## Task requirements
Gather from the listing below each line that includes the word "matplotlib", and copy it.

## Information shown
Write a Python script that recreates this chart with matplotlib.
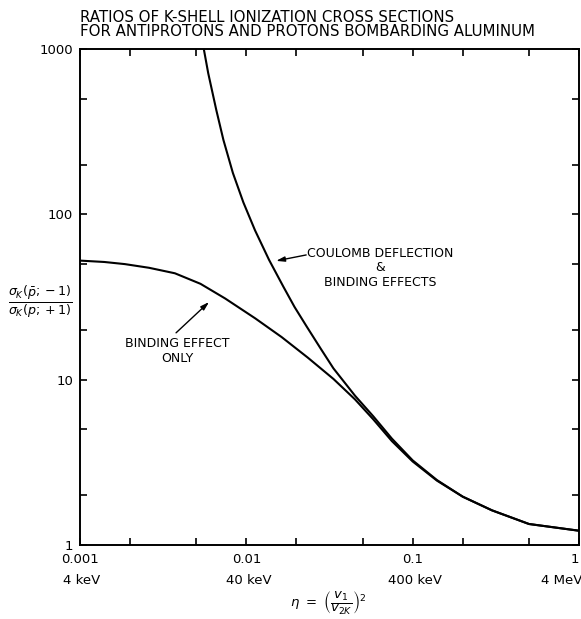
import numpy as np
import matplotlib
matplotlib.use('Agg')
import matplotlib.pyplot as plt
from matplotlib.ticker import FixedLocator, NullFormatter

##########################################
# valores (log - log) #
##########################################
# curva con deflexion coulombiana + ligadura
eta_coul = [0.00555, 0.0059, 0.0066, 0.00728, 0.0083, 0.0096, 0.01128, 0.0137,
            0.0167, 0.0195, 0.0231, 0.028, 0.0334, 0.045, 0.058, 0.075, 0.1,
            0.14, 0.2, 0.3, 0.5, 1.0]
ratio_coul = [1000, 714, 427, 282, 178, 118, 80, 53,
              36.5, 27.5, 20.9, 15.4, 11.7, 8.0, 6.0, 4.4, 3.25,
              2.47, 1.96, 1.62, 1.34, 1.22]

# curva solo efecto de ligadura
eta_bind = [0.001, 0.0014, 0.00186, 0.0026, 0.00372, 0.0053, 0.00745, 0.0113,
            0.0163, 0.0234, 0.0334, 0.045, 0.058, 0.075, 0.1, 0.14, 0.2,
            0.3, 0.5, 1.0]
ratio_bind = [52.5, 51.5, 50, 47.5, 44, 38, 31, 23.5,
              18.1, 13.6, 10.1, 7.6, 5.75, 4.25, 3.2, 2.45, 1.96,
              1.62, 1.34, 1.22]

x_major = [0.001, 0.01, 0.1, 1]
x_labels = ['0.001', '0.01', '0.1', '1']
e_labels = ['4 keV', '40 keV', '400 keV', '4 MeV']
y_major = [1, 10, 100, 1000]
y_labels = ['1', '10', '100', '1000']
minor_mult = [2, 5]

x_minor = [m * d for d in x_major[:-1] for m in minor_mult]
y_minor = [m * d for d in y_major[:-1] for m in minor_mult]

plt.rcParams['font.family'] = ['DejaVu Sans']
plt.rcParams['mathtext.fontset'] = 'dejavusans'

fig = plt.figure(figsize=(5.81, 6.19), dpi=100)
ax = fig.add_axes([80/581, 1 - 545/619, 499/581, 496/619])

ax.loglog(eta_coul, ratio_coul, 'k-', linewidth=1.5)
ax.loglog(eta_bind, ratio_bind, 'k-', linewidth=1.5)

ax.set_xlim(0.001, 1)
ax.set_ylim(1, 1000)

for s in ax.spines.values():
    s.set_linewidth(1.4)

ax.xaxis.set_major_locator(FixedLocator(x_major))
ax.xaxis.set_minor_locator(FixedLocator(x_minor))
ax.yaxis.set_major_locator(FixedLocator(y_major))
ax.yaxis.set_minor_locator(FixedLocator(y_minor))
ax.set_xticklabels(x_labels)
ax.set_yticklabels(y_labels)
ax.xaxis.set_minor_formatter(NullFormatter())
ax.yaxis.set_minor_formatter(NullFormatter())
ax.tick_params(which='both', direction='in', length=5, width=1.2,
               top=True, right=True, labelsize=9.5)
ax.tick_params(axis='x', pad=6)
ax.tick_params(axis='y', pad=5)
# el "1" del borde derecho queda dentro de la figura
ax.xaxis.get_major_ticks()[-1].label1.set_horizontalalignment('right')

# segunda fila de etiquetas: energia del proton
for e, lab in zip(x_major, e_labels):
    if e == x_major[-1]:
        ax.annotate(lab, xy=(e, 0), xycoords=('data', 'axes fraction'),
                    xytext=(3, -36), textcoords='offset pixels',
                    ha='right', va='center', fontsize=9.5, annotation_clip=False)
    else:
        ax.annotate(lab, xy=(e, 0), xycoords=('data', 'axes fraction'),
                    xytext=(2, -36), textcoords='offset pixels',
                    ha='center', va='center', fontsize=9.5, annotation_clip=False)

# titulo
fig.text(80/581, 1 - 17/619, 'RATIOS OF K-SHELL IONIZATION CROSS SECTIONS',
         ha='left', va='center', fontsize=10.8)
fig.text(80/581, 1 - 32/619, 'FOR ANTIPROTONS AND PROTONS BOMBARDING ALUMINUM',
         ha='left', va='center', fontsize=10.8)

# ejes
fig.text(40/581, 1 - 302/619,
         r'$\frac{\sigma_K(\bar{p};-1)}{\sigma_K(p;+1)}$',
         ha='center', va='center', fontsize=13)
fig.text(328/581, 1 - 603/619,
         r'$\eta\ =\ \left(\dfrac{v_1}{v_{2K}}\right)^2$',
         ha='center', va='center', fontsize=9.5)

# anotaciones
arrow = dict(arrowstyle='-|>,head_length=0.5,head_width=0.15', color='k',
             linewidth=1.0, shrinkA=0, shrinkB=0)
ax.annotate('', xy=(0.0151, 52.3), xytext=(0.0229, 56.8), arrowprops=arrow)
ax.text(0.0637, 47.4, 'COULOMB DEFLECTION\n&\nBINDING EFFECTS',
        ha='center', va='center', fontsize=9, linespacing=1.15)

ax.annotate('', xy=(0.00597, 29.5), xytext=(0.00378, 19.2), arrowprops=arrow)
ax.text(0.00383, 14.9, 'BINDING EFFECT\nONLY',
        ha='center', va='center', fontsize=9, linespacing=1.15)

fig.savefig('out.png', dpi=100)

## Solved exercise
Write a Python script that recreates this chart with matplotlib.
import matplotlib
matplotlib.use('Agg')
import matplotlib.pyplot as plt
from matplotlib.ticker import FixedLocator, NullFormatter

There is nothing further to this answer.